Returning to Mezzic is Madison’s own composer/producer Jimmy Roxy. Ever since his dog died, the world has become a cruel, senseless place filled with hateful cats who feel the need to mark their territory in his closet.

When the gangsta rappers of yore are playing cops on Law and Order, starring in Are We There Yet, and shilling shitty headphones, it’s hard to take a bombastic affirmation of “street-cred” like “H.A.M.,” seriously. We can examine “H.A.M.” in two ways: 1. A poorly assembled crunk hip-hopera with earnest lyrics worse than Soulja Boy, or 2. A (genius,) ironic commentary on the gangsta rap paradigm.  For the sake of entertaining a wild cultural hypothesis, I’ll take the latter.

The song is a simple tag-team endeavor; Each man gets a verse.  It would be easy to write off this track off as a mistake, the result of a crunk producer (Lex Luger) mistaking Rossini for Rammstein, imparting a yearning for outrageous pyrotechnics and poorly-translated German metal, instead of the grandeur and eloquence a title like Watch the Throne would suggest.

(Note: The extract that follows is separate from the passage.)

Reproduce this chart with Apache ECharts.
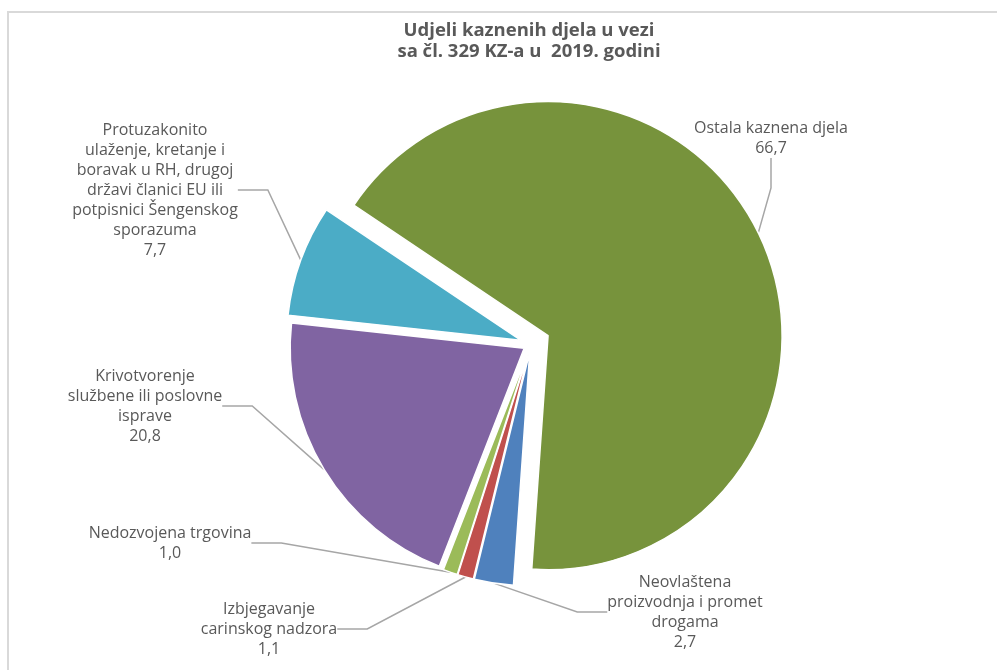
<!DOCTYPE html>
<html><head><meta charset="utf-8">
<script src="https://cdn.jsdelivr.net/npm/echarts@6/dist/echarts.min.js"></script>
<style>
html,body{margin:0;padding:0;background:#fff;}
#frame{position:absolute;left:7px;top:11px;width:1000px;height:700px;border-left:2px solid #d9d9d9;border-top:2px solid #d9d9d9;}
#chart{position:absolute;left:0;top:0;width:997px;height:670px;}
</style></head>
<body><div id="frame"></div><div id="chart"></div>
<script>
// ---- data ----
const titleText = 'Udjeli kaznenih djela u vezi\nsa čl. 329 KZ-a u  2019. godini';
const categories = [
  'Neovlaštena\nproizvodnja i promet\ndrogama',
  'Izbjegavanje\ncarinskog nadzora',
  'Nedozvojena trgovina',
  'Krivotvorenje\nslužbene ili poslovne\nisprave',
  'Protuzakonito\nulaženje, kretanje i\nboravak u RH, drugoj\ndržavi članici EU ili\npotpisnici Šengenskog\nsporazuma',
  'Ostala kaznena djela'
];
const values = [2.7, 1.1, 1.0, 20.8, 7.7, 66.7];
const colors = ['#4F81BD', '#C0504D', '#9BBB59', '#8064A2', '#4BACC6', '#77933C'];

// ---- layout ----
const pieCentre = [531, 344];
const pieRadius = 234;
const startAngle = -94;
const explode = [8, 8, 8, 8, 11, 19];           // px each slice is pulled out
const labelCentres = [[685, 612], [269, 629], [170, 543], [145, 406], [155, 190], [771, 138]];

const fmt = v => v.toFixed(1).replace('.', ',');
const total = values.reduce((a, b) => a + b, 0);

// one pie series per slice so that each slice can be pulled out by its own distance
let cum = 0;
const series = values.map((v, i) => {
  const mid = (startAngle - 360 * (cum + v / 2) / total) * Math.PI / 180;
  cum += v;
  const cx = pieCentre[0] + Math.cos(mid) * explode[i];
  const cy = pieCentre[1] - Math.sin(mid) * explode[i];
  return {
    type: 'pie',
    center: [cx, cy],
    radius: pieRadius,
    startAngle: startAngle,
    clockwise: true,
    avoidLabelOverlap: false,
    silent: true,
    emphasis: {disabled: true},
    label: {
      show: true,
      fontFamily: 'Open Sans', fontSize: 16, color: '#595959', lineHeight: 20,
      formatter: p => p.name + '\n' + fmt(p.value)
    },
    labelLine: {show: true, lineStyle: {color: '#a6a6a6', width: 1.5}},
    labelLayout: p => ({x: labelCentres[p.dataIndex][0], y: labelCentres[p.dataIndex][1], align: 'center', verticalAlign: 'middle'}),
    data: categories.map((c, j) => ({
      name: c,
      value: values[j],
      itemStyle: j === i ? {color: colors[j], borderColor: '#ffffff', borderWidth: 1.5}
                         : {color: 'rgba(0,0,0,0)', borderWidth: 0},
      label: {show: j === i},
      labelLine: {show: j === i}
    }))
  };
});

const chart = echarts.init(document.getElementById('chart'), null, {renderer: 'canvas'});
chart.setOption({
  backgroundColor: 'transparent',
  animation: false,
  title: {
    text: titleText,
    left: 524, top: 15, textAlign: 'center',
    textStyle: {fontFamily: 'Open Sans', fontWeight: 'bold', fontSize: 18.5, color: '#595959', lineHeight: 21}
  },
  series: series
});
</script>
</body></html>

The bridge (2:58), however, raises questions.  The music breaks into a heavily orchestrated, neo-classical, Latin plain chant, before rapidly deflating into a peaceful, but emotionally-charged, piano progression (B-flat, C, A7/C#, Dm), followed by a lilting soprano melody which is obscured by a second voice attempting to double the melody.  This builds, swiftly, into a brief moment of pentatonic beauty (3:40), recalling slave spirituals and American folk music, but the moment quickly obscured by unnecessary, over-dubbed voices, never climaxing the way it ought. Instead, it sounds like an failed attempt at beauty that the producer is then forced to abandon by forcing the beat back onto the track (4:05).

Given the high level of production perfection on West’s other work (GraduationMy Beautiful Dark Twisted Fantasy), it seems unlikely that Kanye (or Jay-Z, for that matter) would let Lex Luger get away with such a poorly-edited bridge.

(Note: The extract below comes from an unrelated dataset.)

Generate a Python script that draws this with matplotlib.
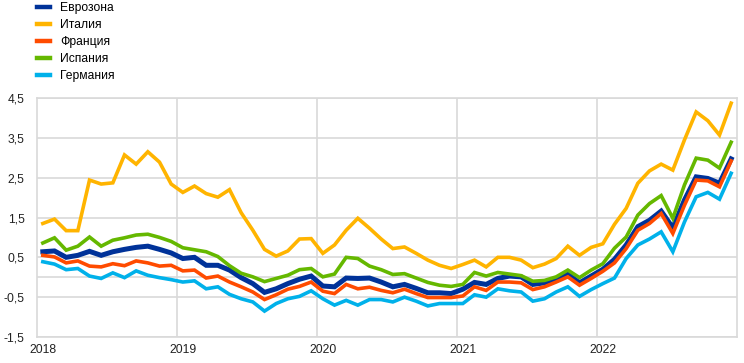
import matplotlib
matplotlib.use("Agg")
import matplotlib.pyplot as plt
import numpy as np

plt.rcParams["font.family"] = ["Liberation Sans", "DejaVu Sans"]
plt.rcParams["axes.unicode_minus"] = False

# 配色 (ECB)
PALETTE = {
    "ez": "#003299",
    "it": "#FFB400",
    "fr": "#FF4B00",
    "es": "#65B800",
    "de": "#00B1EA",
    "grid": "#D9D9D9",
}

years = ["2018", "2019", "2020", "2021", "2022"]
labels = ["Еврозона", "Италия", "Франция", "Испания", "Германия"]

# monthly values, Jan 2018 .. Dec 2022
eurozone = [0.64, 0.66, 0.50, 0.55, 0.65, 0.55, 0.64, 0.70, 0.75, 0.78, 0.70, 0.61,
            0.47, 0.50, 0.30, 0.30, 0.18, -0.01, -0.16, -0.38, -0.29, -0.16, -0.05, 0.03,
            -0.22, -0.24, -0.02, -0.03, -0.02, -0.12, -0.24, -0.18, -0.28, -0.39, -0.39, -0.41,
            -0.30, -0.13, -0.18, -0.03, 0.03, 0.01, -0.18, -0.14, -0.03, 0.08, -0.14, 0.03,
            0.20, 0.45, 0.81, 1.27, 1.43, 1.66, 1.24, 1.94, 2.52, 2.48, 2.36, 2.97]
italy = [1.35, 1.46, 1.17, 1.17, 2.44, 2.34, 2.37, 3.07, 2.84, 3.15, 2.89, 2.34,
         2.13, 2.29, 2.10, 2.01, 2.20, 1.62, 1.18, 0.70, 0.53, 0.66, 0.96, 0.97,
         0.60, 0.81, 1.18, 1.48, 1.23, 0.96, 0.72, 0.76, 0.60, 0.43, 0.30, 0.22,
         0.32, 0.43, 0.26, 0.50, 0.50, 0.43, 0.24, 0.33, 0.47, 0.78, 0.55, 0.75,
         0.84, 1.33, 1.73, 2.36, 2.67, 2.84, 2.69, 3.45, 4.15, 3.93, 3.57, 4.37]
france = [0.55, 0.51, 0.36, 0.41, 0.28, 0.26, 0.34, 0.29, 0.41, 0.36, 0.28, 0.30,
          0.16, 0.18, -0.02, 0.03, -0.12, -0.24, -0.37, -0.56, -0.44, -0.30, -0.23, -0.12,
          -0.35, -0.41, -0.18, -0.29, -0.25, -0.33, -0.39, -0.30, -0.41, -0.51, -0.51, -0.51,
          -0.47, -0.24, -0.33, -0.12, -0.12, -0.14, -0.31, -0.24, -0.12, 0.01, -0.20, -0.03,
          0.15, 0.36, 0.72, 1.18, 1.35, 1.60, 1.10, 1.81, 2.44, 2.42, 2.27, 2.92]
spain = [0.86, 0.99, 0.68, 0.78, 1.01, 0.78, 0.93, 0.99, 1.06, 1.08, 1.00, 0.90,
         0.74, 0.69, 0.64, 0.52, 0.29, 0.10, 0.01, -0.11, -0.03, 0.05, 0.19, 0.22,
         0.01, 0.08, 0.50, 0.47, 0.28, 0.19, 0.07, 0.09, -0.02, -0.13, -0.20, -0.23,
         -0.18, 0.12, 0.03, 0.12, 0.08, 0.04, -0.10, -0.08, 0.01, 0.18, -0.01, 0.18,
         0.34, 0.73, 1.01, 1.56, 1.85, 2.05, 1.48, 2.32, 2.99, 2.94, 2.74, 3.39]
germany = [0.39, 0.33, 0.19, 0.22, 0.03, -0.03, 0.11, -0.01, 0.16, 0.05, -0.01, -0.06,
           -0.12, -0.09, -0.29, -0.24, -0.43, -0.54, -0.62, -0.85, -0.66, -0.54, -0.48, -0.34,
           -0.54, -0.70, -0.58, -0.70, -0.56, -0.56, -0.62, -0.50, -0.60, -0.72, -0.66, -0.66,
           -0.66, -0.44, -0.50, -0.29, -0.34, -0.37, -0.60, -0.54, -0.37, -0.24, -0.48, -0.31,
           -0.16, -0.02, 0.47, 0.81, 0.96, 1.14, 0.64, 1.39, 2.02, 2.13, 1.96, 2.61]

yticks = [-1.5, -0.5, 0.5, 1.5, 2.5, 3.5, 4.5]

fig = plt.figure(figsize=(7.44, 3.63), dpi=100)
ax = fig.add_axes([37 / 744, 1 - 337 / 363, 700 / 744, 239 / 363])

x = np.arange(len(eurozone)) + 0.5
series = [
    (eurozone, "ez", 3.6),
    (italy, "it", 2.6),
    (france, "fr", 2.6),
    (spain, "es", 2.6),
    (germany, "de", 2.6),
]
lines = []
for (vals, key, lw), lab in zip(series, labels):
    (ln,) = ax.plot(x, vals, color=PALETTE[key], lw=lw, label=lab,
                    solid_joinstyle="miter", zorder=3)
    lines.append(ln)

ax.set_xlim(0, 60)
ax.set_ylim(-1.5, 4.5)

# grid
ax.set_xticks([12, 24, 36, 48], minor=True)
ax.grid(True, which="minor", axis="x", color=PALETTE["grid"], lw=1.2)
ax.set_yticks(yticks)
ax.set_yticklabels([f"{v:.1f}".replace(".", ",") for v in yticks])
ax.grid(True, which="major", axis="y", color=PALETTE["grid"], lw=1.2)
ax.axhline(0, color=PALETTE["grid"], lw=1.2, zorder=1)
ax.set_xticks(np.arange(5) * 12 + 0.5)
ax.set_xticklabels(years)
ax.tick_params(axis="both", which="both", length=0, labelsize=8.7, colors="#222222")
ax.tick_params(axis="y", pad=9)
ax.tick_params(axis="x", pad=5)
for sp in ax.spines.values():
    sp.set_color(PALETTE["grid"])
    sp.set_linewidth(1.2)
ax.set_axisbelow(True)

leg = fig.legend(
    handles=lines,
    labels=labels,
    loc="upper left",
    bbox_to_anchor=(37 / 744, 1 - 2 / 363),
    frameon=False,
    fontsize=8.7,
    handlelength=1.1,
    handletextpad=0.8,
    labelspacing=0.41,
    borderpad=0,
    borderaxespad=0,
)
for h in leg.get_lines():
    h.set_linewidth(3.2)

fig.savefig("out.png", dpi=100)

So what do we make of it? Is it intentional? If it is, it may serve as a very astute commentary on gangsta rap: Gangsta rap has, historically, served as a catharsis to relieve some of the pain encountered in the inner-city, exaggerating and glamorizing harsh realities.  The subsequent evolution into mafioso rap is obviously referenced in “H.A.M.”, hence the attempted infusion of opera. The bridge, however, seems to suggest that the genre is unsustainable, and bound to collapse on itself, wailing in a search for beauty that cannot be achieved by splicing together bits and pieces of a soprano waveform.  Hence, when Jay-Z and Kanye go “H.A.M.” they’re merely “hamming” it up, satirizing the genre.

Then again, it could just be a bad song.

For a truly fantastic use of Debussy-ish, operatic-ish, “Always Sunny in Philadelphia”-ish samples, check out The Buchanan’s production of Lupe Fiasco’s “All Black Everything.”